第五章

Chapter V, titled “Old Letters,” opens with the narrator’s reflection on individual small economies and careful penny-pinching habits before settling into the evening when Miss Matty Jenkyns and the narrator read through and burn a packet of family correspondence spanning the late eighteenth century. The chapter weaves together intimate domestic detail, the rector’s courtship and marriage to Molly, the publication of his sermon, his brief foray into classical verse, and Miss Matty’s reluctant destruction of her sister Deborah’s superior letters.

Personal Economies

The narrator observes that nearly everyone harbors a peculiar private economy—an idiosyncratic habit of saving fractions of pennies in some particular direction—whose disturbance irritates far more than genuine extravagance. She describes an old gentleman who bore the loss of his savings in a failed joint-stock bank with stoic calm but fretted all day over torn leaves in his useless bank-book, and who turned every envelope inside out for reuse. The narrator confesses her own foible is string: her pockets are full of little hanks, she cannot bear to see parcels untied by cutting, and she treasures a six-year-old india-rubber ring she could never bring herself to use. Others, she notes, are grieved by small wasted pieces of butter and the careless way some people take more than they want.

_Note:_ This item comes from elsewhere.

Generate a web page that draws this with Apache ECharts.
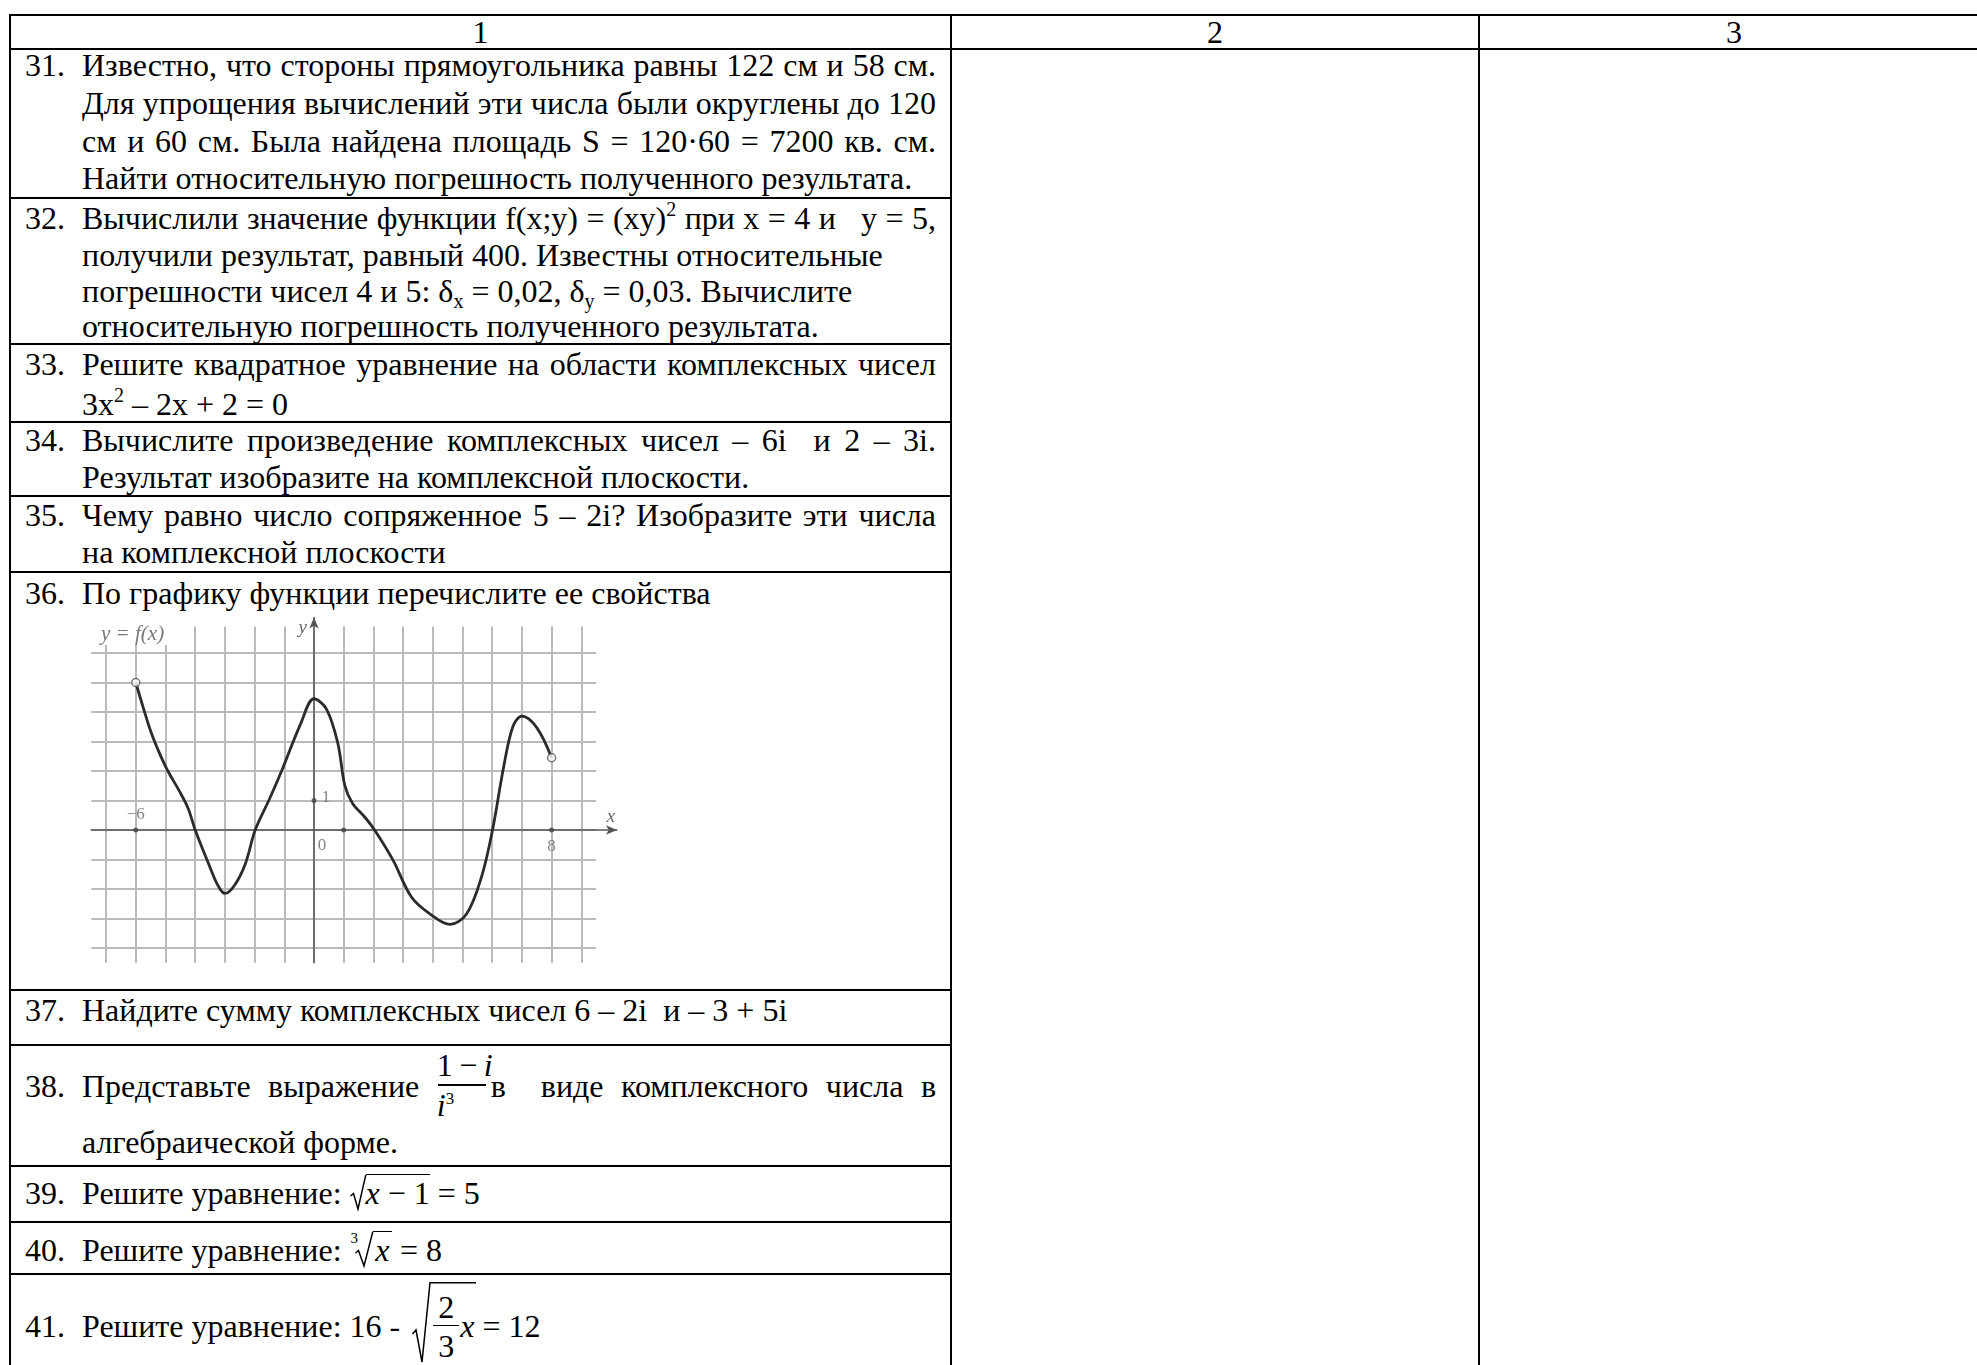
<!DOCTYPE html>
<html>
<head>
<meta charset="utf-8">
<script src="https://cdn.jsdelivr.net/npm/echarts@6/dist/echarts.min.js"></script>
<style>
  body { margin: 0; background: #fff; width: 1977px; height: 1365px; overflow: hidden; position: relative;
         font-family: 'Liberation Serif', 'Times New Roman', serif; color: #000; }
  .hl { position: absolute; height: 2px; background: #000; }
  .vl { position: absolute; width: 2px; background: #000; }
  .t { position: absolute; font-size: 32px; line-height: 37px; height: 37px; white-space: nowrap; }
  .c { text-align: center; }
  .j { width: 854px; white-space: normal; text-align: justify; text-align-last: justify; }
  .sup { font-size: 20px; vertical-align: 13px; line-height: 0; }
  .sub { font-size: 20px; vertical-align: -6px; line-height: 0; }
  .fr { display: inline-block; position: relative; height: 0; vertical-align: baseline; }
  .fn, .fd { position: absolute; left: 0; right: 0; text-align: center; line-height: 32px; white-space: nowrap; }
  .fb { position: absolute; left: 1px; right: 1px; height: 1.5px; background: #000; }
  .rad { display: inline-block; position: relative; height: 0; vertical-align: baseline; }
  .rad svg { position: absolute; left: 0; overflow: visible; }
  .ov { border-top: 1.5px solid #000; }
  .idx { position: absolute; font-size: 15px; line-height: 15px; left: -4px; top: -30px; }
  #graph { position: absolute; left: 60px; top: 600px; width: 600px; height: 380px; }
</style>
</head>
<body>
<!-- table frame -->
<div class="hl" style="top:14px;left:9px;width:1968px"></div>
<div class="hl" style="top:48px;left:9px;width:1968px"></div>
<div class="hl" style="top:197px;left:9px;width:943px"></div>
<div class="hl" style="top:343px;left:9px;width:943px"></div>
<div class="hl" style="top:421px;left:9px;width:943px"></div>
<div class="hl" style="top:495px;left:9px;width:943px"></div>
<div class="hl" style="top:571px;left:9px;width:943px"></div>
<div class="hl" style="top:989px;left:9px;width:943px"></div>
<div class="hl" style="top:1044px;left:9px;width:943px"></div>
<div class="hl" style="top:1165px;left:9px;width:943px"></div>
<div class="hl" style="top:1221px;left:9px;width:943px"></div>
<div class="hl" style="top:1273px;left:9px;width:943px"></div>
<div class="vl" style="left:9px;top:14px;height:1351px"></div>
<div class="vl" style="left:950px;top:14px;height:1351px"></div>
<div class="vl" style="left:1478px;top:14px;height:1351px"></div>

<!-- header -->
<div class="t c" style="left:10px;width:941px;top:14px">1</div>
<div class="t c" style="left:951px;width:528px;top:14px">2</div>
<div class="t c" style="left:1479px;width:510px;top:14px">3</div>

<!-- 31 -->
<div class="t" style="left:25px;top:47px">31.</div>
<div class="t j" style="left:82px;top:47px">Известно, что стороны прямоугольника равны 122 см и 58 см.</div>
<div class="t j" style="left:82px;top:85px">Для упрощения вычислений эти числа были округлены до 120</div>
<div class="t j" style="left:82px;top:122.5px">см и 60 см. Была найдена площадь S = 120·60 = 7200 кв. см.</div>
<div class="t" style="left:82px;top:160px">Найти относительную погрешность полученного результата.</div>

<!-- 32 -->
<div class="t" style="left:25px;top:200px">32.</div>
<div class="t j" style="left:82px;top:200px">Вычислили значение функции f(x;y) = (xy)<span class="sup">2</span> при x = 4 и &nbsp;&nbsp;y = 5,</div>
<div class="t" style="left:82px;top:236.5px">получили результат, равный 400. Известны относительные</div>
<div class="t" style="left:82px;top:272.5px">погрешности чисел 4 и 5: δ<span class="sub">x</span> = 0,02, δ<span class="sub">y</span> = 0,03. Вычислите</div>
<div class="t" style="left:82px;top:308px">относительную погрешность полученного результата.</div>

<!-- 33 -->
<div class="t" style="left:25px;top:345.5px">33.</div>
<div class="t j" style="left:82px;top:345.5px">Решите квадратное уравнение на области комплексных чисел</div>
<div class="t" style="left:82px;top:385.5px">3x<span class="sup">2</span> – 2x + 2 = 0</div>

<!-- 34 -->
<div class="t" style="left:25px;top:421.5px">34.</div>
<div class="t j" style="left:82px;top:421.5px">Вычислите произведение комплексных чисел – 6i &nbsp;и 2 – 3i.</div>
<div class="t" style="left:82px;top:458.5px">Результат изобразите на комплексной плоскости.</div>

<!-- 35 -->
<div class="t" style="left:25px;top:496.5px">35.</div>
<div class="t j" style="left:82px;top:496.5px">Чему равно число сопряженное 5 – 2i? Изобразите эти числа</div>
<div class="t" style="left:82px;top:533.5px">на комплексной плоскости</div>

<!-- 36 -->
<div class="t" style="left:25px;top:574.5px">36.</div>
<div class="t" style="left:82px;top:574.5px">По графику функции перечислите ее свойства</div>
<div id="graph"></div>

<!-- 37 -->
<div class="t" style="left:25px;top:992px">37.</div>
<div class="t" style="left:82px;top:992px">Найдите сумму комплексных чисел 6 – 2i &nbsp;и – 3 + 5i</div>

<!-- 38 -->
<div class="t" style="left:25px;top:1068px">38.</div>
<div class="t j" style="left:82px;top:1068px">Представьте выражение <span class="fr" style="width:50px"><span class="fn" style="top:-48px">1&#8201;−&#8201;<i>i</i></span><span class="fb" style="top:-13px"></span><span class="fd" style="top:-8px"><i>i</i><span style="font-size:17px;vertical-align:12px;line-height:0">3</span></span></span><span style="margin-left:4px">в</span> &nbsp;виде комплексного числа в</div>
<div class="t" style="left:82px;top:1124px">алгебраической форме.</div>

<!-- 39 -->
<div class="t" style="left:25px;top:1175px">39.</div>
<div class="t" style="left:82px;top:1175px">Решите уравнение: <span class="rad" style="width:16px"><svg width="16" height="36" style="top:-30px"><polyline points="0.5,22 3.5,19.5 8,35 15.8,0.8" fill="none" stroke="#000" stroke-width="1.5"/></svg></span><span class="ov"><i>x</i> − 1</span> = 5</div>

<!-- 40 -->
<div class="t" style="left:25px;top:1231.5px">40.</div>
<div class="t" style="left:82px;top:1231.5px">Решите уравнение: <span class="rad" style="width:18px;margin-left:5px"><span class="idx">3</span><svg width="18" height="36" style="top:-30px"><polyline points="0.5,22 3.5,19.5 9,35 17.8,0.8" fill="none" stroke="#000" stroke-width="1.5"/></svg></span><span class="ov">&#8202;<i>x</i>&#8202;</span> = 8</div>

<!-- 41 -->
<div class="t" style="left:25px;top:1307.5px">41.</div>
<div class="t" style="left:82px;top:1307.5px">Решите уравнение: 16 - <span class="rad" style="width:20px;margin-left:4px"><svg width="64" height="82" style="top:-55px"><polyline points="0.5,52 4,48 10,80 18,0.8 64,0.8" fill="none" stroke="#000" stroke-width="1.5"/></svg></span><span class="fr" style="width:28px"><span class="fn" style="top:-46px">2</span><span class="fb" style="top:-12px"></span><span class="fd" style="top:-7px">3</span></span><i>x</i> = 12</div>

<script>
// function graph, row 36
const gridX = [-7, -6, -5, -4, -3, -2, -1, 0, 1, 2, 3, 4, 5, 6, 7, 8, 9];
const gridY = [-4, -3, -2, -1, 0, 1, 2, 3, 4, 5, 6];

const curveX = [-6, -5.75, -5.48, -5.2, -4.92, -4.55, -4.24, -4.0, -3.55, -3.25, -3.0, -2.68, -2.31, -1.98,
  -1.5, -1.07, -0.45, 0, 0.42, 0.8, 1.04, 1.3, 1.7, 2.04, 2.66, 3.28, 3.9, 4.58, 5.14, 5.64, 6.01, 6.39,
  6.7, 7.0, 7.5, 8.0];
const curveY = [5.0, 4.15, 3.3, 2.6, 2.0, 1.35, 0.74, 0.0, -1.14, -1.85, -2.15, -1.88, -1.14, 0.0,
  1.05, 2.05, 3.6, 4.45, 4.1, 2.95, 1.5, 0.9, 0.45, 0.0, -1.02, -2.27, -2.84, -3.2, -2.84, -1.59, 0.0, 2.16,
  3.52, 3.86, 3.47, 2.45];

const endX = [-6, 8];
const endY = [5.0, 2.45];

const tickX = [-6, 1, 8, 0];
const tickY = [0, 0, 0, 1];
const tickText = ['−6', '', '8', '1'];

let myChart = echarts.init(document.getElementById('graph'))

let gridLines = []
gridX.forEach(function (x) {
  gridLines.push([{ coord: [x, -4.5] }, { coord: [x, 6.9] }])
})
gridY.forEach(function (y) {
  gridLines.push([{ coord: [-7.5, y] }, { coord: [9.5, y] }])
})

let labelFont = { fontFamily: 'Liberation Serif', fontSize: 17, color: '#666' }

let option = {
  animation: false,
  title: {
    text: 'y = f(x)',
    left: 38,
    top: 24,
    padding: [0, 3],
    backgroundColor: '#fff',
    textStyle: { fontFamily: 'Liberation Serif', fontStyle: 'italic', fontWeight: 'normal', fontSize: 21, color: '#777' }
  },
  grid: { left: 31.25, top: 17.6, width: 525.7, height: 345.2 },
  xAxis: {
    type: 'value', min: -7.5, max: 10.2, z: 5,
    name: 'x', nameLocation: 'end', nameGap: -6,
    nameTextStyle: { fontFamily: 'Liberation Serif', fontStyle: 'italic', fontSize: 19, color: '#666',
      align: 'center', verticalAlign: 'bottom', padding: [0, 0, 4, 0] },
    axisLine: { onZero: true, symbol: ['none', 'arrow'], symbolSize: [7, 11], lineStyle: { color: '#555', width: 1.5 } },
    axisTick: { show: false }, axisLabel: { show: false }, splitLine: { show: false }
  },
  yAxis: {
    type: 'value', min: -4.5, max: 7.2, z: 5,
    name: 'y', nameLocation: 'end', nameGap: -10,
    nameTextStyle: { fontFamily: 'Liberation Serif', fontStyle: 'italic', fontSize: 19, color: '#666',
      align: 'right', verticalAlign: 'middle', padding: [0, 7, 0, 0] },
    axisLine: { onZero: true, symbol: ['none', 'arrow'], symbolSize: [7, 11], lineStyle: { color: '#555', width: 1.5 } },
    axisTick: { show: false }, axisLabel: { show: false }, splitLine: { show: false }
  },
  series: [
    {
      type: 'line',
      data: [],
      z: 1,
      silent: true,
      markLine: {
        silent: true,
        symbol: ['none', 'none'],
        label: { show: false },
        lineStyle: { type: 'solid', color: '#bababa', width: 2 },
        data: gridLines
      }
    },
    {
      type: 'line',
      data: curveX.map(function (x, i) { return [x, curveY[i]] }),
      smooth: 0.35,
      showSymbol: false,
      z: 10,
      lineStyle: { color: '#2b2b2b', width: 2.8 }
    },
    {
      type: 'scatter',
      data: tickX.map(function (x, i) { return [x, tickY[i]] }),
      symbolSize: 5,
      z: 11,
      itemStyle: { color: '#444' },
      label: {
        show: true,
        formatter: function (p) { return tickText[p.dataIndex] },
        position: 'top', distance: 4,
        fontFamily: labelFont.fontFamily, fontSize: labelFont.fontSize, color: labelFont.color
      },
      labelLayout: function (p) {
        if (p.dataIndex === 2) return { dy: 32 }
        if (p.dataIndex === 3) return { dx: 12, dy: 12 }
        return {}
      }
    },
    {
      type: 'scatter',
      data: [[0, 0]],
      symbolSize: 0,
      label: { show: true, formatter: '0', position: 'bottom', offset: [8, 2],
        fontFamily: labelFont.fontFamily, fontSize: labelFont.fontSize, color: labelFont.color }
    },
    {
      type: 'scatter',
      data: endX.map(function (x, i) { return [x, endY[i]] }),
      symbol: 'circle',
      symbolSize: 8,
      z: 12,
      itemStyle: { color: '#fff', borderColor: '#555', borderWidth: 1.5 }
    }
  ]
}
myChart.setOption(option)
</script>
</body>
</html>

Miss Matty’s Candle Economy

Miss Matty Jenkyns, like the narrator and her acquaintances, has her own private thrifty habit—she is chary of candles. In winter afternoons she sits knitting for hours in the dark or by firelight, and when the narrator asks for a candle to finish her stitching, Miss Matty tells her to “keep blind man’s holiday.” Candles are usually brought in only at tea, and then just one is burnt at a time. Because they live in constant readiness for a friend who might drop in (but never does), Miss Matty contrives to keep two candles of equal length on hand, taking turns lighting them, and her eyes are habitually fixed on the current candle so she can extinguish it and light the other before they grow too uneven.